Build Back Better: Better a Diamond with a Flaw Than a Pebble Without

Build Back Better: Better a Diamond with a Flaw Than a Pebble Without

By: Maxwell Reale

October 5, 2021 — While some pundits may view the previous weeks’ lack of resolution on President Biden’s two major legislative accomplishments—the Bipartisan Infrastructure Deal (BID) and the FY22 Reconciliation Bill (Recon 2)—as a signal for increased pessimism that either efforts will eventually pass, Capstone disagrees.

To quickly recap: President Biden and Congressional leadership formally linked the passage of the two bills and maintained urgency to reach an agreement on Recon 2 by pushing the technical deadline for a BID vote to October 30th; progressive Democrats accepted that a final Recon 2 package may only be $2.3T or less; and Senators Joe Manchin (D-WV) and Kyrsten Sinema (D-AZ) demonstrated an earnest interest in reaching a deal on Recon 2, dedicating significant personal time towards reaching an accord.

As such, we are revising upward our outlook for the passage of the BID this year from a 70% probability to 85%, and the outlook for passage of the Recon 2 package from 65% to 80%.

Almost as importantly, Speaker Nancy Pelosi (D-CA) proved she is still in full control of the House Democratic caucus despite threats and groans from the moderate and progressive wings of the House Democratic caucus.

To be clear, Speaker Pelosi could have passed BID last week. If that was her intent, she would have attached it to the government funding bill, forcing progressives to either vote for BID as part of a larger package or shutdown the government, the highway program, the national flood insurance program and the federal food program for needy families. It is hard to believe progressive Democrats would have stomached the mass fallout from blocking these programs’ funding for a significant amount of time, if at all.

Additionally, there are likely a number of Republicans who would have supported a standalone BID vote if held last week, which could have led to the bill’s passage even with significant Democratic dissent. Frankly, it would have been smart politics for House Republicans to vote for the BID in a standalone package with progressive Democrats dissenting. They would get credit for passing a popular, bipartisan bill, undermined progressive Democrats’ leverage in Recon 2 negotiations, and given moderate Democrats’ justification for not supporting Recon 2.

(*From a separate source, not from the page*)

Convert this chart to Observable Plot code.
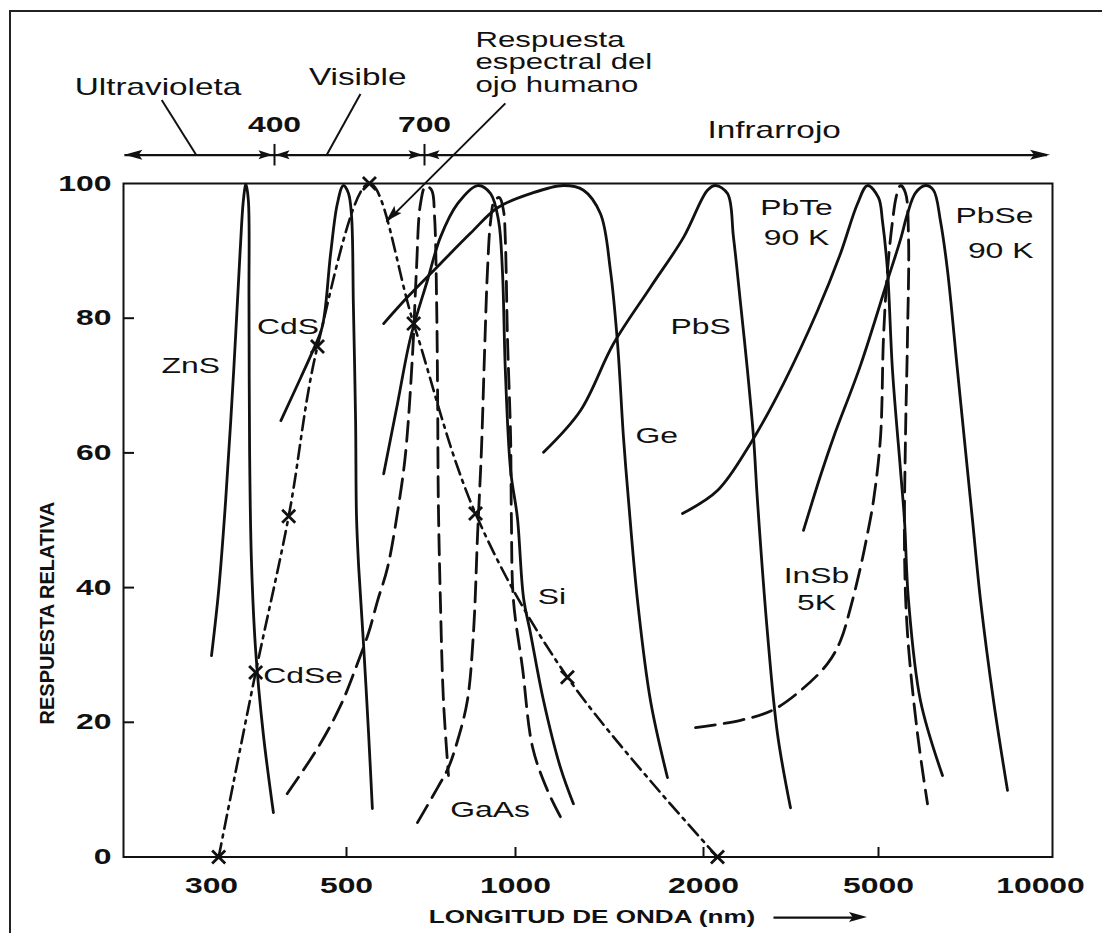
<!DOCTYPE html>
<html>
<head>
<meta charset="utf-8">
<script src="https://cdn.jsdelivr.net/npm/d3@7"></script>
<script src="https://cdn.jsdelivr.net/npm/@observablehq/plot@0.6"></script>
<style>
  html, body { margin: 0; padding: 0; background: #fff; }
  #wrap { position: relative; width: 1102px; height: 933px; overflow: hidden; background: #fff; }
  #border { position: absolute; left: 9px; top: 10px; width: 1200px; height: 1000px;
            border-left: 2px solid #222; border-top: 2px solid #222; }
  #wrap svg { position: absolute; left: 0; top: 0; }
</style>
</head>
<body>
<div id="wrap"><div id="border"></div></div>
<script>
// ---- axis definitions (wavelength in nm, relative response in %) ----
const xAnchors   = [300, 400, 500, 700, 1000, 2000, 5000, 10000];
const xPixels    = [211, 274, 346, 424, 515, 703, 878, 1040];
const xTickLabels = [300, 500, 1000, 2000, 5000, 10000];
const xTickMarks  = [500, 1000, 2000, 5000];
const yTickLabels = [0, 20, 40, 60, 80, 100];
const yTickMarks  = [20, 40, 60, 80];

// ---- detector spectral responses: [wavelength nm, relative response %] ----
const ZnS  = [[300,29.9],[310,39.6],[320,52.9],[332,72.2],[342,90.1],[347,97.5],[351,99.9],[355,97.5],[356,82.6],[357,60.4],[360,44.0],[367,30.7],[380,18.3],[398,6.6]];
const CdS  = [[408,64.8],[434,71.2],[451,75.3],[464,78.8],[476,89.6],[486,97.0],[495,99.7],[504,98.6],[511,95.2],[515,82.2],[520,64.8],[522,50.7],[527,43.0],[538,31.7],[550,18.3],[559,7.2]];
const CdSe = [[416,9.4],[458,16.3],[491,22.5],[524,28.7],[550,33.3],[572,38.1],[597,43.0],[626,52.2],[645,59.9],[665,74.8],[676,87.1],[688,97.0],[703,99.6],[720,99.0],[728,95.2],[734,82.6],[737,67.8],[739,52.9],[745,38.1],[754,23.2],[769,12.1]];
const GaAs = [[679,5.1],[737,10.3],[769,13.3],[797,17.3],[828,23.2],[848,33.2],[862,48.0],[875,60.4],[886,75.2],[896,87.1],[907,94.4],[921,97.5],[939,97.9],[954,96.0],[961,91.5],[969,77.1],[981,62.3],[984,50.4],[992,38.1],[1026,28.1],[1065,16.3],[1125,9.9],[1189,5.4]];
const Si   = [[587,56.9],[623,67.3],[659,77.1],[708,85.6],[745,92.0],[797,97.0],[862,99.7],[907,98.5],[936,94.4],[950,87.1],[961,72.2],[981,57.4],[1007,50.4],[1030,38.5],[1057,33.2],[1109,23.2],[1180,13.3],[1238,7.9]];
const Ge   = [[587,79.2],[650,83.1],[745,88.1],[838,92.6],[932,96.4],[1057,98.5],[1194,99.7],[1285,99.0],[1368,95.5],[1419,87.1],[1457,76.2],[1489,62.3],[1517,52.9],[1568,38.1],[1645,23.2],[1751,11.8]];
const PbS  = [[1109,60.1],[1271,66.3],[1435,76.2],[1645,84.6],[1858,92.0],[2042,99.0],[2130,99.7],[2268,98.5],[2340,92.0],[2428,82.2],[2518,72.2],[2599,62.3],[2653,52.9],[2796,33.2],[2946,18.3],[3154,7.3]];
const PbTe = [[1851,51.0],[2152,54.4],[2558,61.4],[3041,70.3],[3633,81.1],[4098,89.6],[4479,97.0],[4720,99.7],[5000,97.9],[5086,94.4],[5196,87.1],[5309,72.2],[5494,57.4],[5588,50.0],[5685,38.1],[5984,23.2],[6575,12.1]];
const PbSe = [[3376,48.5],[3690,56.6],[3950,62.3],[4550,73.0],[5196,85.6],[5494,91.7],[5660,95.5],[5858,98.6],[6114,99.7],[6327,99.0],[6519,94.4],[6717,87.1],[7011,72.2],[7317,57.4],[7476,50.0],[7737,38.1],[8179,23.2],[8683,9.9]];
const InSb = [[1942,19.2],[2428,20.3],[2870,21.8],[3323,24.7],[3829,28.7],[4098,32.1],[4318,37.0],[4550,43.0],[4720,48.0],[4870,52.9],[5043,62.3],[5108,77.1],[5196,87.1],[5309,94.4],[5400,98.2],[5494,99.7],[5612,98.6],[5685,92.0],[5660,77.1],[5612,62.3],[5588,45.5],[5660,33.2],[5908,18.3],[6166,7.9]];
// human eye spectral response (points marked with x)
const Eye  = [[310,0],[367,27.4],[418,50.6],[457,75.8],[552,100],[668,79.2],[855,51.0],[1211,26.7],[2152,0]];

// ---- annotations ----
const curveLabels = [
  {text:"ZnS",  x:273,  y:71.8, anchor:"middle"},
  {text:"CdS",  x:417,  y:77.7, anchor:"middle"},
  {text:"CdSe", x:380,  y:25.9, anchor:"start"},
  {text:"GaAs", x:774,  y:5.9,  anchor:"start"},
  {text:"Si",   x:1085, y:37.6, anchor:"start"},
  {text:"Ge",   x:1556, y:61.4, anchor:"start"},
  {text:"PbS",  x:1771, y:77.7, anchor:"start"},
  {text:"PbTe", x:3255, y:95.3, anchor:"middle"},
  {text:"90 K", x:3255, y:90.8, anchor:"middle"},
  {text:"InSb", x:3614, y:40.7, anchor:"middle"},
  {text:"5K",   x:3614, y:36.6, anchor:"middle"},
  {text:"PbSe", x:9705, y:94.1, anchor:"end"},
  {text:"90 K", x:9705, y:89.0, anchor:"end"}
];
const topNotes = [
  {text:"Ultravioleta",  x:160.6, y:113.1},
  {text:"Visible",       x:445,   y:114.6},
  {text:"Infrarrojo",    x:2042,  y:106.7}
];
const eyeNote = [
  {text:"Respuesta",     x:855,   y:120.3},
  {text:"espectral del", x:855,   y:117.0},
  {text:"ojo humano",    x:855,   y:113.6}
];
const bandLimits = [400, 700];
const pointers = [
  {x1:239, y1:112.4, x2:280, y2:104.2},
  {x1:531, y1:113.3, x2:470, y2:104.2},
  {x1:961, y1:111.9, x2:594, y2:94.3}
];
const xTitle = "LONGITUD DE ONDA (nm)";
const yTitle = "RESPUESTA RELATIVA";

// ---- build tables ----
const curves = [
  {name:"ZnS", pts:ZnS, dash:null}, {name:"CdS", pts:CdS, dash:null},
  {name:"Si", pts:Si, dash:null}, {name:"Ge", pts:Ge, dash:null},
  {name:"PbS", pts:PbS, dash:null}, {name:"PbTe", pts:PbTe, dash:null},
  {name:"PbSe", pts:PbSe, dash:null},
  {name:"CdSe", pts:CdSe, dash:"dash"}, {name:"GaAs", pts:GaAs, dash:"dash"},
  {name:"InSb", pts:InSb, dash:"dash"}
];
const rows = curves.flatMap(c => c.pts.map(([wl, r]) => ({name:c.name, dash:c.dash, wl, r})));
const eyeRows = Eye.map(([wl, r]) => ({wl, r}));
const ink = "#111";

const plot = Plot.plot({
  width: 1102, height: 933,
  marginLeft: 123, marginRight: 50, marginTop: 183, marginBottom: 76.5,
  style: {fontFamily: "'Liberation Sans', Arial, Helvetica, sans-serif", color: ink, background: "transparent", overflow: "visible"},
  x: {type: "log", domain: xAnchors, range: xPixels, axis: null},
  y: {domain: [0, 100], axis: null},
  marks: [
    Plot.frame({stroke: ink, strokeWidth: 2}),
    Plot.tickX(xTickMarks, {x: d => d, insetTop: 664, stroke: ink, strokeWidth: 2}),
    Plot.tickY(yTickMarks, {y: d => d, insetRight: 918, stroke: ink, strokeWidth: 2}),
    // tick labels
    Plot.text(xTickLabels, {x: d => d, frameAnchor: "bottom", dy: 20, text: d => String(d),
              textAnchor: "middle", lineAnchor: "top", fontSize: 22, fontWeight: "bold", fill: ink}),
    Plot.text(yTickLabels, {y: d => d, frameAnchor: "left", dx: -12, text: d => String(d),
              textAnchor: "end", lineAnchor: "middle", fontSize: 22, fontWeight: "bold", fill: ink}),
    // curves
    Plot.line(rows.filter(d => !d.dash), {x: "wl", y: "r", z: "name", curve: "catmull-rom",
              stroke: ink, strokeWidth: 2.8}),
    Plot.line(rows.filter(d => d.dash), {x: "wl", y: "r", z: "name", curve: "catmull-rom",
              stroke: ink, strokeWidth: 2.8, strokeDasharray: "20,9"}),
    Plot.line(eyeRows, {x: "wl", y: "r", curve: "catmull-rom", stroke: ink, strokeWidth: 2.6,
              strokeDasharray: "14,6,3,6"}),
    Plot.dot(eyeRows, {x: "wl", y: "r", symbol: "times", r: 6, stroke: ink, strokeWidth: 2.8}),
    // curve labels
    ...["start", "middle", "end"].map(a =>
      Plot.text(curveLabels.filter(d => d.anchor === a), {x: "x", y: "y", text: "text",
                textAnchor: a, lineAnchor: "bottom", fontSize: 22, fill: ink})),
    // top spectrum band annotation
    Plot.ruleY([104.2], {x1: 202, x2: 10300, stroke: ink, strokeWidth: 2.2}),
    Plot.ruleX(bandLimits, {y1: 102.6, y2: 105.8, stroke: ink, strokeWidth: 2}),
    Plot.text(bandLimits, {x: d => d, y: 107.7, text: d => String(d), textAnchor: "middle",
              lineAnchor: "bottom", fontSize: 22, fontWeight: "bold", fill: ink}),
    Plot.link(pointers, {x1: "x1", y1: "y1", x2: "x2", y2: "y2", stroke: ink, strokeWidth: 2}),
    Plot.text(topNotes, {x: "x", y: "y", text: "text", textAnchor: "start", lineAnchor: "bottom",
              fontSize: 23, fill: ink}),
    Plot.text(eyeNote, {x: "x", y: "y", text: "text", textAnchor: "start", lineAnchor: "bottom",
              fontSize: 21.5, fill: ink}),
    // axis titles
    Plot.text([xTitle], {x: 1326, y: -9.87, text: d => d, textAnchor: "middle", lineAnchor: "bottom",
              fontSize: 18, fontWeight: "bold", fill: ink}),
    Plot.link([{a: 2885, b: 4450}], {x1: "a", x2: "b", y1: -9.0, y2: -9.0, stroke: ink, strokeWidth: 2.4}),
    Plot.text([yTitle], {x: 142, y: 36.2, text: d => d, rotate: -90, textAnchor: "middle",
              lineAnchor: "middle", fontSize: 20, fontWeight: "bold", fill: ink})
  ]
});

// stretch the lettering horizontally like the scanned original
// (only the element transform is extended; Plot's own x/y/dy attributes stay untouched)
for (const t of plot.querySelectorAll("text")) {
  const tr = t.getAttribute("transform");
  if (!tr || /rotate/.test(tr)) continue;
  t.setAttribute("transform", tr + " scale(1.45,1)");
}

// filled arrow heads placed through the plot's own scales
const sx = plot.scale("x"), sy = plot.scale("y");
const P = (wl, r) => [sx.apply(wl), sy.apply(r)];
const g = d3.select(plot).append("g").attr("fill", ink).attr("stroke", "none");
function head([x, y], ang, len, hw) {
  const ca = Math.cos(ang), sa = Math.sin(ang);
  const bx = x - len * ca, by = y - len * sa;
  const nx = x - len * 0.8 * ca, ny = y - len * 0.8 * sa;
  g.append("path").attr("d",
    `M${x},${y}L${bx - sa * hw},${by + ca * hw}L${nx},${ny}L${bx + sa * hw},${by - ca * hw}Z`);
}
head(P(202, 104.2), Math.PI, 18, 5);
head(P(10438, 104.2), 0, 20, 5);
for (const b of bandLimits) {
  const [bx, by] = P(b, 104.2);
  head([bx - 1.5, by], 0, 14, 4.5);
  head([bx + 1.5, by], Math.PI, 14, 4.5);
}
{
  const p = pointers[2];
  const a = P(p.x1, p.y1), b = P(p.x2, p.y2);
  head(b, Math.atan2(b[1] - a[1], b[0] - a[0]), 17, 5);
}
head(P(4720, -9.0), 0, 18, 5);

document.getElementById("wrap").appendChild(plot);
</script>
</body>
</html>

For Speaker Pelosi, who is deeply committed to passing both bills, the upside of the BID passing under these circumstances was not worth the risk it posed to the future likelihood of the Recon 2. Pelosi masterfully got everything she wanted last week, while covering her flank with moderates by laboring for a deal on Recon 2 that would have cleared the BID for passage with 218 Democratic votes.

Of course, there are a lot of details to be negotiated between now and the end of October to solve the Recon 2 puzzle. First, Democrats need to agree to a topline spending number. Sen. Manchin has drawn a line at $1.5T while President Biden and Congressional Leadership is pushing for a figure between $1.9T and $2.3T. As part of this topline negotiation, Democrats need to agree on how to divide that spending between three broad categories: families, healthcare, and climate.

Given the current version of the House Recon 2 package has a spending total above $3.5T, Democrats will likely need to sacrifice or significantly scale down several of their major policy goals. We expect to hear chatter from Democratic leadership on a potential FY23 reconciliation bill in 2022 as a possible vehicle to soften the blow for supporters of major policy goals left out of the Recon 2 package.

Once the Recon 2 framework is agreed to, all Democrats have to do is write the legislation, pass it out of the House, clear any issues raised by the Senate parliamentarian, amend the legislation in the Senate so members can notch some high-profile policy wins, score the legislation, pass it out of the House, and finally pass it out of the House a second time (likely rolled into a House vote on the BID). A tall task, but achievable given the pressure Democratic leadership and the White House is applying to these negotiations.

Add in the pressure from the impending highway program expiration on October 31st—assuming the Senate passes the House’s highway program continuing resolution—and we believe there is a reason for optimism for the passage of both the BID and Recon 2 by early November.